Une militante des droits humains a estimé qu'il y avait des "zones d'ombre" dans la version du procureur et une députée a demandé l'ouverture d'une enquête sur son décès.
Chadi Habache est décédé samedi dans une prison du Caire à l'âge de 24 ans.
"La veille de sa mort", il avait "informé le médecin de service qu'il avait bu une certaine quantité d'alcool", a déclaré le procureur général dans un communiqué. Selon le médecin, Habache avait pris la bouteille d'alcool pour une bouteille d'eau.
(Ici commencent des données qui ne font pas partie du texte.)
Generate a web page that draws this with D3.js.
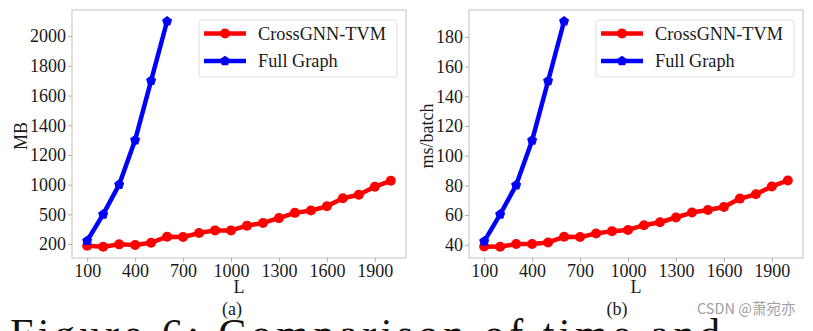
<!DOCTYPE html>
<html>
<head>
<meta charset="utf-8">
<script src="https://cdn.jsdelivr.net/npm/d3@7"></script>
<style>
  body { margin: 0; background: #fff; }
  svg { display: block; font-family: "Liberation Serif", "Times New Roman", serif; }
  .axis text { fill: #1a1a1a; font-size: 18px; font-family: "Liberation Serif", serif; }
  .axis line { stroke: #b0b0b0; }
  .axis .domain { display: none; }
</style>
</head>
<body>
<div id="chart"></div>
<script>
const lengths = [100, 200, 300, 400, 500, 600, 700, 800, 900, 1000,
  1100, 1200, 1300, 1400, 1500, 1600, 1700, 1800, 1900, 2000];
const fullLengths = [100, 200, 300, 400, 500, 600];
const xTicks = [100, 400, 700, 1000, 1300, 1600, 1900];

// (a) memory, MB — the y axis is labelled unevenly (200, 500, 1000, 1200 ...)
const memCross = [183, 173, 197, 190, 213, 274, 271, 311, 338, 338,
  386, 413, 462, 525, 565, 635, 770, 830, 965, 1026];
const memFull = [233, 500, 1000, 1300, 1700, 2100];
const memTicks = [200, 500, 1000, 1200, 1400, 1600, 1800, 2000];
const memBreaks = [200, 500, 1000, 2000];
const memBreakSteps = [0, 1, 2, 7];

// (b) time, ms/batch
const timeCross = [38.9, 38.7, 40.5, 40.5, 41.6, 45.4, 45.2, 47.6, 49.2, 50.0,
  53.2, 55.2, 58.4, 61.7, 63.4, 65.5, 71.1, 74.0, 79.3, 83.3];
const timeFull = [42.3, 60.5, 80.2, 110.3, 150.3, 190.5];
const timeTicks = [40, 60, 80, 100, 120, 140, 160, 180];
const timeBreaks = [40, 180];
const timeBreakSteps = [0, 7];

const seriesNames = ['CrossGNN-TVM', 'Full Graph'];
const colors = ['#ff0000', '#0000ff'];

const W = 813, H = 331;
const svg = d3.select('#chart').append('svg')
  .attr('width', W).attr('height', H);

const pentagon = r => {
  const pts = d3.range(5).map(i => {
    const a = -Math.PI / 2 + i * 2 * Math.PI / 5;
    return [r * Math.cos(a), r * Math.sin(a)];
  });
  return 'M' + pts.join('L') + 'Z';
};
const dot = d3.symbol(d3.symbolCircle, Math.PI * 5 * 5);

const pad = ([a, b]) => [a - (b - a) * 0.05, b + (b - a) * 0.05];

const panel = ({left, cross, full, ticks, breaks, steps, ylabel, ylabelX, tag, tagX, legendX}) => {
  const box = {left, top: 10, width: 334, height: 248};
  const g = svg.append('g').attr('transform', `translate(${box.left},${box.top})`);

  const x = d3.scaleLinear()
    .domain(pad(d3.extent(lengths)))
    .range([0, box.width]);

  // position in "tick steps", then to pixels
  const step = d3.scaleLinear().domain(breaks).range(steps);
  const allSteps = cross.concat(full).map(step);
  const pix = d3.scaleLinear().domain(pad(d3.extent(allSteps))).range([box.height, 0]);
  const y = d3.scaleLinear().domain(breaks).range(steps.map(pix));

  g.append('rect')
    .attr('width', box.width).attr('height', box.height)
    .attr('fill', 'none').attr('stroke', '#cccccc').attr('stroke-width', 1.2);

  g.append('g').attr('class', 'axis')
    .attr('transform', `translate(0,${box.height})`)
    .call(d3.axisBottom(x).tickValues(xTicks).tickSize(4).tickPadding(2).tickFormat(d3.format('d')));
  g.append('g').attr('class', 'axis')
    .call(d3.axisLeft(y).tickValues(ticks).tickSize(4).tickPadding(2).tickFormat(d3.format('d')));

  const line = d3.line().x(d => x(d[0])).y(d => y(d[1]));
  const sets = [d3.zip(lengths, cross), d3.zip(fullLengths, full)];

  sets.forEach((data, i) => {
    g.append('path').datum(data)
      .attr('d', line).attr('fill', 'none')
      .attr('stroke', colors[i]).attr('stroke-width', 4.5)
      .attr('stroke-linejoin', 'round');
    g.append('g').selectAll('path').data(data).join('path')
      .attr('transform', d => `translate(${x(d[0])},${y(d[1])})`)
      .attr('fill', colors[i])
      .attr('d', i === 0 ? dot() : pentagon(5.3));
  });

  // legend
  const lg = svg.append('g').attr('transform', `translate(${legendX},20)`);
  lg.append('rect')
    .attr('width', 198).attr('height', 57).attr('rx', 3)
    .attr('fill', '#fff').attr('fill-opacity', 0.8)
    .attr('stroke', '#dddddd');
  seriesNames.forEach((name, i) => {
    const yy = 13.5 + i * 27.5;
    lg.append('line')
      .attr('x1', 5).attr('x2', 47).attr('y1', yy).attr('y2', yy)
      .attr('stroke', colors[i]).attr('stroke-width', 4.5);
    lg.append('path')
      .attr('transform', `translate(26,${yy})`)
      .attr('fill', colors[i])
      .attr('d', i === 0 ? dot() : pentagon(5.3));
    lg.append('text')
      .attr('x', 59).attr('y', yy).attr('dy', '0.33em')
      .attr('font-size', 18.3).attr('fill', '#1a1a1a')
      .text(name);
  });

  svg.append('text')
    .attr('x', box.left + box.width / 2).attr('y', 293)
    .attr('text-anchor', 'middle').attr('font-size', 18).attr('fill', '#1a1a1a')
    .text('L');
  svg.append('text')
    .attr('transform', `translate(${ylabelX},${box.top + box.height / 2 + 2}) rotate(-90)`)
    .attr('text-anchor', 'middle').attr('font-size', 18).attr('fill', '#1a1a1a')
    .text(ylabel);
  svg.append('text')
    .attr('x', tagX).attr('y', 315)
    .attr('text-anchor', 'middle').attr('font-size', 18).attr('fill', '#1a1a1a')
    .text(tag);
};

panel({left: 72, cross: memCross, full: memFull, ticks: memTicks,
  breaks: memBreaks, steps: memBreakSteps, ylabel: 'MB', ylabelX: 27,
  tag: '(a)', tagX: 232, legendX: 199});
panel({left: 469, cross: timeCross, full: timeFull, ticks: timeTicks,
  breaks: timeBreaks, steps: timeBreakSteps, ylabel: 'ms/batch', ylabelX: 433,
  tag: '(b)', tagX: 617, legendX: 596});

svg.append('text')
  .attr('x', 10).attr('y', 348)
  .attr('font-size', 42).attr('letter-spacing', 4.5).attr('fill', '#111')
  .text('Figure 6: Comparison of time and');

svg.append('text')
  .attr('x', 697).attr('y', 314)
  .attr('font-family', '"Noto Sans CJK SC", "DejaVu Sans", sans-serif')
  .attr('font-size', 14.5).attr('fill', '#a0a0a0')
  .text('CSDN @萧宛亦');
</script>
</body>
</html>
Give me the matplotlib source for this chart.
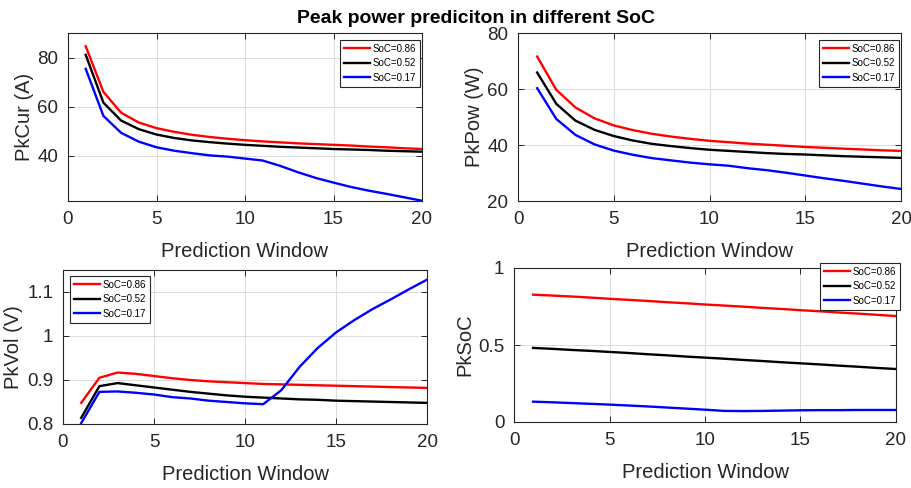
import numpy as np
import matplotlib
matplotlib.use("Agg")
import matplotlib.pyplot as plt

plt.rcParams['font.family'] = ['Liberation Sans', 'DejaVu Sans']

# prediction window steps
window = list(range(1, 21))
soc_labels = ['SoC=0.86', 'SoC=0.52', 'SoC=0.17']
soc_colors = ['#ff0000', '#000000', '#0000ff']

# peak current (A)
cur_086 = [84.6, 66.0, 57.5, 53.5, 51.2, 49.7, 48.5, 47.6, 46.9, 46.3,
           45.8, 45.4, 45.0, 44.7, 44.4, 44.1, 43.7, 43.4, 43.0, 42.7]
cur_052 = [81.1, 61.6, 54.3, 50.8, 48.6, 47.2, 46.2, 45.5, 44.9, 44.4,
           44.0, 43.6, 43.3, 43.0, 42.7, 42.5, 42.3, 42.0, 41.8, 41.6]
cur_017 = [75.4, 56.2, 49.3, 45.7, 43.4, 42.0, 41.0, 40.1, 39.6, 38.8,
           38.0, 35.8, 33.2, 30.9, 29.0, 27.2, 25.7, 24.4, 23.0, 21.6]

# peak power (W)
pow_086 = [71.6, 59.7, 53.4, 49.5, 47.0, 45.3, 44.0, 43.0, 42.2, 41.5,
           41.0, 40.5, 40.1, 39.7, 39.3, 39.0, 38.7, 38.4, 38.1, 37.9]
pow_052 = [65.9, 54.7, 48.7, 45.4, 43.2, 41.6, 40.4, 39.6, 38.9, 38.3,
           37.9, 37.5, 37.1, 36.8, 36.6, 36.3, 36.0, 35.8, 35.6, 35.4]
pow_017 = [60.3, 49.3, 43.6, 40.2, 38.0, 36.5, 35.3, 34.5, 33.7, 33.1,
           32.6, 31.7, 31.0, 30.1, 29.1, 28.1, 27.2, 26.2, 25.2, 24.3]

# peak voltage (V)
vol_086 = [0.848, 0.905, 0.917, 0.914, 0.909, 0.904, 0.900, 0.897, 0.895, 0.893,
           0.891, 0.890, 0.889, 0.888, 0.887, 0.886, 0.885, 0.884, 0.883, 0.882]
vol_052 = [0.814, 0.886, 0.893, 0.888, 0.883, 0.878, 0.873, 0.869, 0.865, 0.862,
           0.860, 0.858, 0.856, 0.855, 0.853, 0.852, 0.851, 0.850, 0.849, 0.848]
vol_017 = [0.802, 0.873, 0.874, 0.871, 0.867, 0.861, 0.858, 0.853, 0.850, 0.847,
           0.845, 0.877, 0.930, 0.973, 1.008, 1.036, 1.061, 1.083, 1.106, 1.128]

# SoC at end of window
soc_086 = [0.827, 0.821, 0.815, 0.808, 0.800, 0.793, 0.786, 0.778, 0.771, 0.763,
           0.756, 0.749, 0.741, 0.734, 0.726, 0.719, 0.711, 0.704, 0.696, 0.688]
soc_052 = [0.481, 0.475, 0.468, 0.462, 0.455, 0.448, 0.440, 0.433, 0.425, 0.418,
           0.411, 0.403, 0.396, 0.388, 0.381, 0.374, 0.366, 0.359, 0.351, 0.344]
soc_017 = [0.132, 0.128, 0.123, 0.118, 0.113, 0.107, 0.101, 0.094, 0.087, 0.080,
           0.072, 0.071, 0.072, 0.074, 0.076, 0.077, 0.077, 0.078, 0.078, 0.078]

W, H = 912, 488
fig = plt.figure(figsize=(W / 100, H / 100), dpi=100)


def px_axes(left, top, right, bottom):
    return fig.add_axes([left / W, 1 - bottom / H, (right - left) / W, (bottom - top) / H])


panels = [
    # (box px, series, ylim, yticks, yticklabels, ylabel, ylabel x, legend anchor px)
    ((68, 33, 422, 201), [cur_086, cur_052, cur_017], (21.5, 90), [40, 60, 80], ['40', '60', '80'],
     'PkCur (A)', -0.095, (340, 40)),
    ((518, 33, 901, 201), [pow_086, pow_052, pow_017], (20, 80), [20, 40, 60, 80], ['20', '40', '60', '80'],
     'PkPow (W)', -0.088, (819, 40)),
    ((63, 270, 427, 424), [vol_086, vol_052, vol_017], (0.8, 1.15), [0.8, 0.9, 1.0, 1.1], ['0.8', '0.9', '1', '1.1'],
     'PkVol (V)', -0.11, (70, 276)),
    ((514, 268, 896, 422), [soc_086, soc_052, soc_017], (0, 1), [0, 0.5, 1], ['0', '0.5', '1'],
     'PkSoC', -0.105, (820, 263)),
]

for box, series, ylim, yt, ytl, ylab, ylx, leg in panels:
    ax = px_axes(*box)
    for vals, lab, col in zip(series, soc_labels, soc_colors):
        ax.plot(window, vals, color=col, lw=1.7, label=lab)
    ax.set_xlim(0, 20)
    ax.set_ylim(*ylim)
    ax.set_xticks([0, 5, 10, 15, 20])
    ax.set_yticks(yt)
    ax.set_yticklabels(ytl)
    ax.grid(True, color='#dcdcdc', lw=0.7)
    ax.set_axisbelow(True)
    ax.tick_params(direction='in', top=True, right=True, length=4, width=0.7,
                   labelsize=13.5, colors='#262626', pad=7)
    for s in ax.spines.values():
        s.set_color('#262626')
        s.set_linewidth(0.8)
    ax.set_xlabel('Prediction Window', fontsize=14.5, color='#262626', labelpad=10)
    ax.set_ylabel(ylab, fontsize=14.5, color='#262626')
    ax.yaxis.set_label_coords(ylx, 0.5)
    lg = ax.legend(loc='upper left', bbox_to_anchor=(leg[0] / W, 1 - leg[1] / H),
                   bbox_transform=fig.transFigure, borderaxespad=0, fontsize=7,
                   fancybox=False, framealpha=1, edgecolor='#262626',
                   handlelength=2.7, handletextpad=0.25, labelspacing=0.45,
                   borderpad=0.4)
    lg.get_frame().set_linewidth(0.8)

fig.text(476 / W, 1 - 23 / H, 'Peak power prediciton in different SoC', ha='center',
         va='baseline', fontsize=14, fontweight='bold', color='#000000')

fig.savefig('out.png', dpi=100)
Des produits désinfectants à base d'alcool ont été distribués aux détenus pour se protéger contre l'épidémie de Covid-19, selon la même source.
M. Habache s'est ensuite plaint de crampes d'estomac et le médecin lui a donné "des médicaments antiseptiques et antispasmodiques" avant qu'il ne soit renvoyé dans sa cellule, a ajouté le procureur.
Lorsque son état s'est détérioré, le médecin a décidé de le transférer dans un hôpital. Malgré des tentatives de le réanimer, M. Habache est mort avant son transfert, selon le procureur.
Selon le ministère public, le jeune homme avait été arrêté en mars 2018, accusé de "diffusion de fausses nouvelles" et d'"appartenance à une organisation illégale", après avoir réalisé le vidéoclip d'une chanson critiquant vertement le président Sissi.
Sur Twitter, l'avocate et militante des droits humains Mai el-Sadany estimé qu'il y avait de "nombreuses zones d'ombre dans l'histoire et dans les prétendus témoignages cités par le communiqué". Elle a déploré un "niveau inquiétant de négligence médicale".
Nadia Henry, membre du Parlement égyptien dont l'écrasante majorité est favorable au président Sissi, a demandé de son côté une enquête sur la mort de M. Habache.
Dans une rare démarche, elle a réclamé au Premier ministre, au ministre de l'Intérieur et au ministre de la Justice des éclaircissements sur les dernières heures du jeune homme.
"Sa santé physique et mentale s'est dégradée ces derniers mois à la suite des mesures prises en raison du coronavirus", a-t-elle écrit dans une requête au président du Parlement, dont une copie a été postée par ses comptes sur les réseaux sociaux.
Depuis début mars, en raison de la pandémie, les autorités ont suspendu les visites en prison et les audiences au parloir.
"Nous appelons à la libération de tous ceux qui sont malades en prison de façon à ce que cet incident ne se répète pas, ce qui entache la réputation de l'Egypte", a ajouté Mme Henry.
La France avait fait part lundi de sa "préoccupation" après l'annonce du décès de Habache, appelant l'Egypte au respect de ses "obligations" internationales sur les conditions de détention.
Environ 60.000 prisonniers politiques seraient détenus en Egypte, selon des organisations de défense des droits humains.
Il s'agit notamment de militants laïcs, de journalistes, d'avocats, d'universitaires et d'islamistes arrêtés dans le cadre d'une répression continue contre la dissidence depuis l'éviction du président islamiste Mohamed Morsi par l'armée en 2013.